Research on electric and hybrid vehicles, within this initative, includes:
- High density batteries
- Electric engines
- Smart electricity grids and their interfaces with vehicles
Plug in Hybrid Electric Vehicle (PHEV) technology and Smart Grids
Looking to jointly develop new plug-in hybrid vehicle (PHEV) technology and accelerate its consumer acceptance and commercialization, the U.S. Department of Energy (DOE) and Sweden signed a Memorandum of Understanding (MOU) in July 2008 for a one year, $1 million cost-sharing agreement to be equally funded by DOE and the Swedish Energy Agency (SE-US PHEV Program). [Source: Argonne National Laboratory]
Bioelectricity vs. Biofuels?
A widely publicised study by the University of California published in Science in May 2009 suggested that bioelectricity produces an average 81% more transportation km and 108% more emissions offsets per unit area crop land than cellulosic ethanol.

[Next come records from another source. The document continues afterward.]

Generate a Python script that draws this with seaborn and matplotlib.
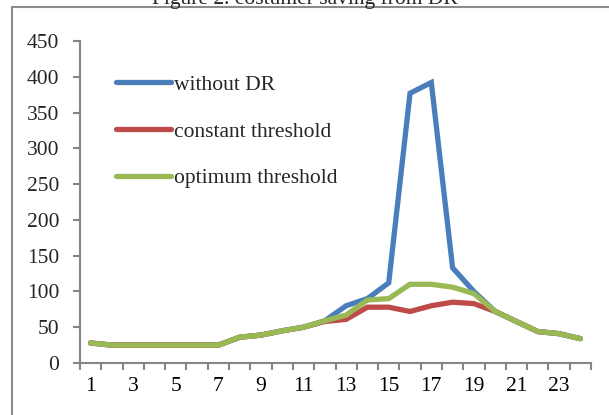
import numpy as np
import pandas as pd
import seaborn as sns
import matplotlib
matplotlib.use("Agg")
import matplotlib.pyplot as plt
from matplotlib.lines import Line2D

hours = list(range(1, 25))
without_dr = [28, 25, 25, 25, 25, 25, 25, 36, 39, 45, 50, 59, 80, 90, 112, 377, 392, 133, 100, 72, 58, 44, 41, 34]
constant_thr = [28, 25, 25, 25, 25, 25, 25, 36, 39, 45, 50, 58, 61, 78, 78, 72, 80, 85, 83, 72, 58, 44, 41, 34]
optimum_thr = [28, 25, 25, 25, 25, 25, 25, 36, 39, 45, 50, 59, 67, 88, 90, 110, 110, 106, 97, 72, 58, 44, 41, 34]
series_names = ["without DR", "constant threshold", "optimum threshold"]
colors = ["#4a7ebb", "#be4b48", "#98b954"]
title = "Figure 2. costumer saving from DR"

df = pd.DataFrame({
    "hour": hours * 3,
    "value": without_dr + constant_thr + optimum_thr,
    "series": sum([[n] * len(hours) for n in series_names], []),
})

sns.set_theme(style="white")
plt.rcParams["font.family"] = ["Liberation Serif", "DejaVu Serif"]

fig = plt.figure(figsize=(6.09, 4.15), dpi=100)
ax = fig.add_axes([80 / 609, 1 - 363 / 415, (591 - 80) / 609, (363 - 41) / 415])

sns.lineplot(data=df, x="hour", y="value", hue="series", palette=colors,
             hue_order=series_names, linewidth=3.8, ax=ax, legend=False)
for ln in ax.get_lines():
    ln.set_solid_capstyle("round")
    ln.set_solid_joinstyle("miter")

ax.set_xlim(0.5, 24.5)
ax.set_ylim(0, 450)
ax.set_yticks(range(0, 451, 50))
ax.set_xticks(range(1, 25, 2))
ax.set_xticks(np.arange(0.5, 25, 1), minor=True)
ax.set_xlabel("")
ax.set_ylabel("")
for s in ["top", "right"]:
    ax.spines[s].set_visible(False)
for s in ["left", "bottom"]:
    ax.spines[s].set_color("#868686")
    ax.spines[s].set_linewidth(1.5)
ax.tick_params(axis="x", which="major", length=0, labelsize=15.5, pad=10, colors="black")
ax.tick_params(axis="x", which="minor", length=5, width=1.5, color="#868686", bottom=True)
ax.tick_params(axis="y", length=5, width=1.5, color="#868686", labelsize=15.5, pad=10, left=True)
ax.grid(False)

handles = [Line2D([0], [0], color=c, lw=3.8, solid_capstyle="round") for c in colors]
ax.legend(handles, series_names, loc="upper left", bbox_to_anchor=(0.033, 0.955),
          frameon=False, fontsize=15.5, handlelength=2.56, handletextpad=0.1,
          labelspacing=1.24)

fig.text(0.5, 1 - 4 / 415, title, ha="center", va="baseline", fontsize=15.5)
fig.add_artist(Line2D([12 / 609, 12 / 609], [0, 1 - 7 / 415], color="#8c8c8c", lw=1.5,
                      transform=fig.transFigure))
fig.add_artist(Line2D([12 / 609, 1], [1 - 7 / 415, 1 - 7 / 415], color="#8c8c8c", lw=1.5,
                      transform=fig.transFigure))

fig.savefig("out.png", dpi=100)
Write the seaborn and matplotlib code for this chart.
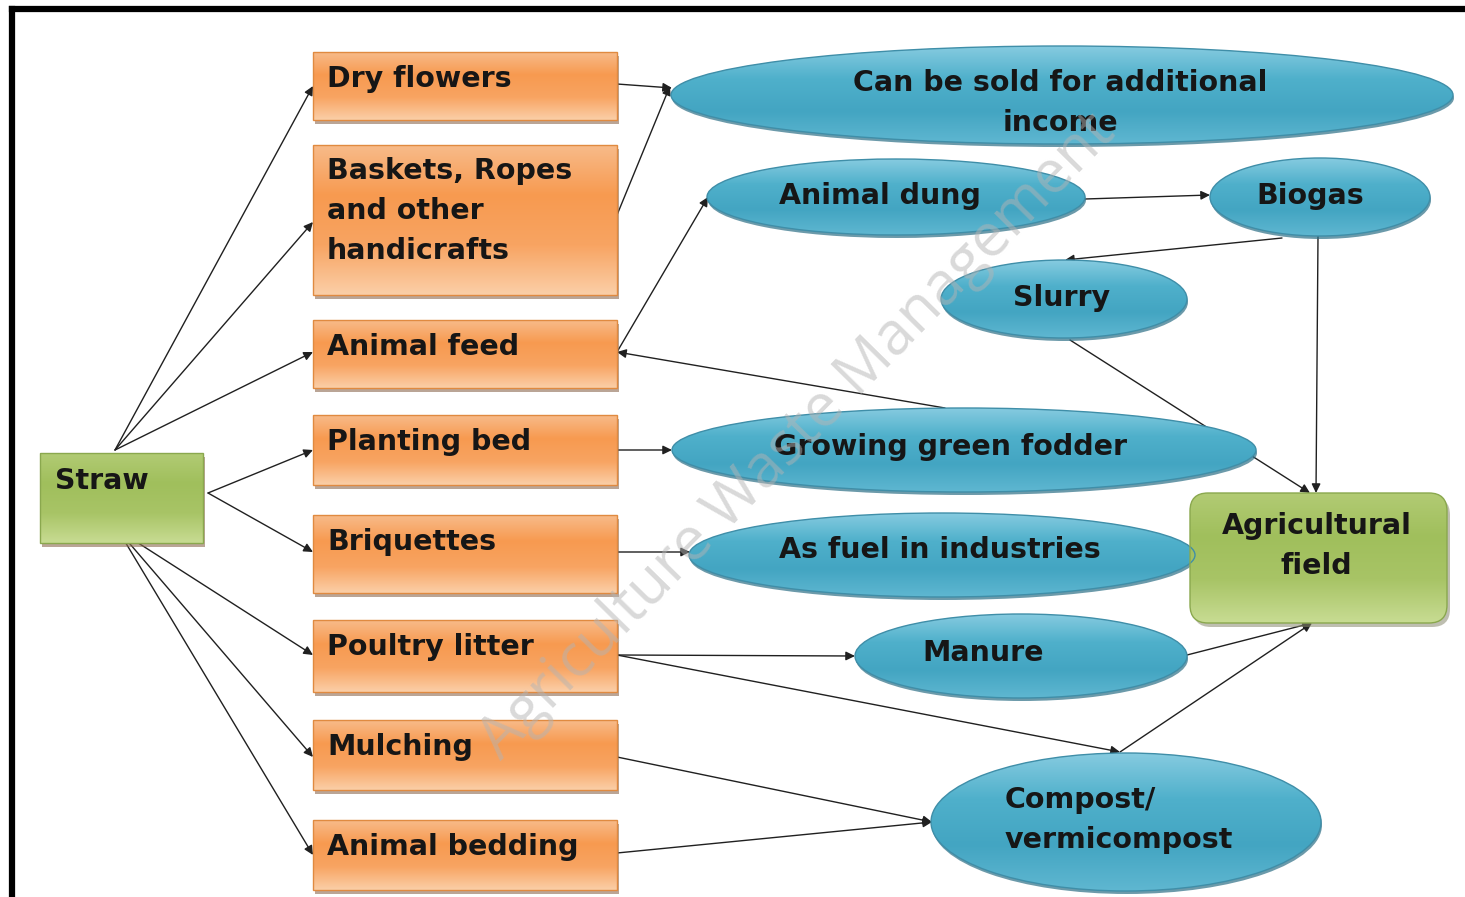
import numpy as np
import matplotlib
matplotlib.use("Agg")
import matplotlib.pyplot as plt
import seaborn as sns
from matplotlib.patches import Rectangle, Ellipse, FancyBboxPatch
from matplotlib.colors import LinearSegmentedColormap

sns.set_theme(style="white")
plt.rcParams['font.family'] = ['DejaVu Sans']

# ---------------- data ----------------
source_label = "Straw"
use_labels = ["Dry flowers", "Baskets, Ropes\nand other\nhandicrafts", "Animal feed",
              "Planting bed", "Briquettes", "Poultry litter", "Mulching", "Animal bedding"]
product_labels = ["Can be sold for additional\nincome", "Animal dung", "Biogas", "Slurry",
                  "Growing green fodder", "As fuel in industries", "Manure",
                  "Compost/\nvermicompost"]
sink_label = "Agricultural\nfield"
watermark = "Agriculture Waste Management"

# ---------------- layout (pixel space) ----------------
straw_box = (40, 453, 203, 543)
use_boxes = [(313, 52, 617, 120), (313, 145, 617, 295), (313, 320, 617, 388),
             (313, 415, 617, 485), (313, 515, 617, 593), (313, 620, 617, 692),
             (313, 720, 617, 790), (313, 820, 617, 890)]
ellipses = [(1062, 95, 782, 98), (896, 197, 378, 76), (1320, 197, 220, 78),
            (1064, 299, 246, 78), (964, 450, 584, 84), (942, 555, 506, 84),
            (1021, 656, 332, 84), (1126, 822, 390, 138)]
ell_text = [(1060, 103, 'center'), (880, 196, 'center'), (1310, 196, 'center'),
            (1062, 298, 'center'), (950, 447, 'center'), (940, 550, 'center'),
            (983, 653, 'center'), (1005, 820, 'left')]
agri_box = (1190, 493, 1447, 623)

edges = [
    ((115, 450), (313, 86)), ((115, 450), (313, 222)), ((115, 450), (313, 352)),
    ((208, 493), (313, 450)), ((208, 493), (313, 552)),
    ((118, 530), (313, 655)), ((118, 530), (313, 757)), ((118, 530), (313, 855)),
    ((617, 84), (672, 88)), ((617, 215), (670, 86)),
    ((617, 352), (708, 197)), ((945, 408), (617, 352)),
    ((1085, 199), (1210, 195)), ((1282, 238), (1065, 260)),
    ((1318, 236), (1316, 493)), ((1070, 340), (1310, 493)),
    ((617, 450), (672, 450)), ((617, 552), (690, 552)),
    ((617, 655), (855, 656)), ((617, 655), (1120, 752)),
    ((1187, 655), (1312, 623)), ((1120, 752), (1312, 623)),
    ((617, 757), (932, 822)), ((617, 853), (932, 822)),
]

W, H = 1465, 897
fig = plt.figure(figsize=(W / 100, H / 100), dpi=100)
ax = fig.add_axes([0, 0, 1, 1])
ax.axis('off')

orange = ['#f8bb8a', '#f79a50', '#f8a462', '#fbcfa8']
blue = ['#86cbe0', '#4fb0cb', '#43a5c2', '#5fb7d1']
green = ['#b2cb74', '#a0bf5c', '#a8c466', '#c8dc93']


def grad_patch(patch, colors, bbox, edge, z):
    x0, y0, x1, y1 = bbox
    cmap = LinearSegmentedColormap.from_list('g', colors)
    ax.add_patch(patch)
    patch.set_facecolor('none')
    patch.set_edgecolor(edge)
    patch.set_linewidth(1.0)
    patch.set_zorder(z + 0.2)
    img = ax.imshow(np.linspace(0, 1, 256).reshape(-1, 1), cmap=cmap, origin='upper',
                    extent=(x0, x1, y1, y0), aspect='auto', zorder=z, interpolation='bilinear')
    img.set_clip_path(patch)


def rect(b, colors, edge, z=2, rounded=False):
    x0, y0, x1, y1 = b
    if rounded:
        ax.add_patch(FancyBboxPatch((x0 + 3, y0 + 4), x1 - x0, y1 - y0,
                                    boxstyle="round,pad=0,rounding_size=18",
                                    facecolor='#8a8a70', edgecolor='none', alpha=0.55,
                                    zorder=z - 0.5))
        p = FancyBboxPatch((x0, y0), x1 - x0, y1 - y0, boxstyle="round,pad=0,rounding_size=18")
    else:
        ax.add_patch(Rectangle((x0 + 2, y0 + 4), x1 - x0, y1 - y0, facecolor='#8c6a50',
                               edgecolor='none', alpha=0.6, zorder=z - 0.5))
        p = Rectangle((x0, y0), x1 - x0, y1 - y0)
    grad_patch(p, colors, b, edge, z)


def ell(e, z=2):
    cx, cy, w, h = e
    ax.add_patch(Ellipse((cx + 1, cy + 3), w, h, facecolor='#2d6f86', edgecolor='none',
                         alpha=0.7, zorder=z - 0.5))
    p = Ellipse((cx, cy), w, h)
    grad_patch(p, blue, (cx - w / 2, cy - h / 2, cx + w / 2, cy + h / 2), '#3f8ea8', z)


FS = 20.5
LS = 1.55
txt_kw = dict(fontsize=FS, fontweight='bold', color='#161616', zorder=6)

# frame
ax.plot([12, 12], [H, 9], color='black', lw=4.5, solid_capstyle='projecting', zorder=1)
ax.plot([12, W], [9, 9], color='black', lw=4.5, solid_capstyle='projecting', zorder=1)

# edges
for (s, d) in edges:
    ax.annotate('', xy=d, xytext=s, zorder=1.5,
                arrowprops=dict(arrowstyle='-|>,head_length=0.45,head_width=0.22',
                                color='#202020', lw=1.0, shrinkA=0, shrinkB=0))

# straw
rect(straw_box, green, '#8aa84e', z=2)
ax.text(straw_box[0] + 15, straw_box[1] + 28, source_label, ha='left', va='center', **txt_kw)

# uses
for b, lab in zip(use_boxes, use_labels):
    rect(b, orange, '#e08a40', z=2)
    n = lab.count('\n')
    ax.text(b[0] + 14, b[1] + 27 + n * 19.5, lab, ha='left', va='center',
            linespacing=LS, **txt_kw)

# products
for e, (tx, ty, al), lab in zip(ellipses, ell_text, product_labels):
    ell(e, z=2)
    ax.text(tx, ty, lab, ha=al, va='center', multialignment=al, linespacing=LS, **txt_kw)

# agricultural field
rect(agri_box, green, '#8aa84e', z=2, rounded=True)
ax.text((agri_box[0] + agri_box[2]) / 2 - 2, 546, sink_label, ha='center', va='center',
        linespacing=LS, **txt_kw)

# watermark
ax.text(798, 437, watermark, rotation=45.5, ha='center', va='center', fontsize=43,
        color='#b4b4b4', alpha=0.5, zorder=7, fontweight='normal',
        family=['Open Sans', 'DejaVu Sans'])

ax.set_xlim(0, W)
ax.set_ylim(H, 0)
fig.savefig('out.png', dpi=100, facecolor='white')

These findings do not address the issue that electricity needs to be stored in batteries, which currently have limited capacity or the requirements for upgrading of the electricity infrastructure to enable large scale recharging of electric vehicles at regular intervals (or in millions of homes overnight). However, electric vehicles and electrified public transport may be the preferred option for urban transport strategies, where journeys are much shorter and where local congestion and air quality issues are also important considerations. Electricty is not an option for aviation, which requires liquid fuels.
A wide range of advanced technologies are being developed for second generation biofuels. However, as these are not yet widely available at commercial scale, any direct comparison of bioelectricity with current 2G biofuels may be considered as premature. However, it is clear that both sustainable biofuels and plug-in and hybrid vehicles will have a vital role to play in the future of sustainable transport in Europe.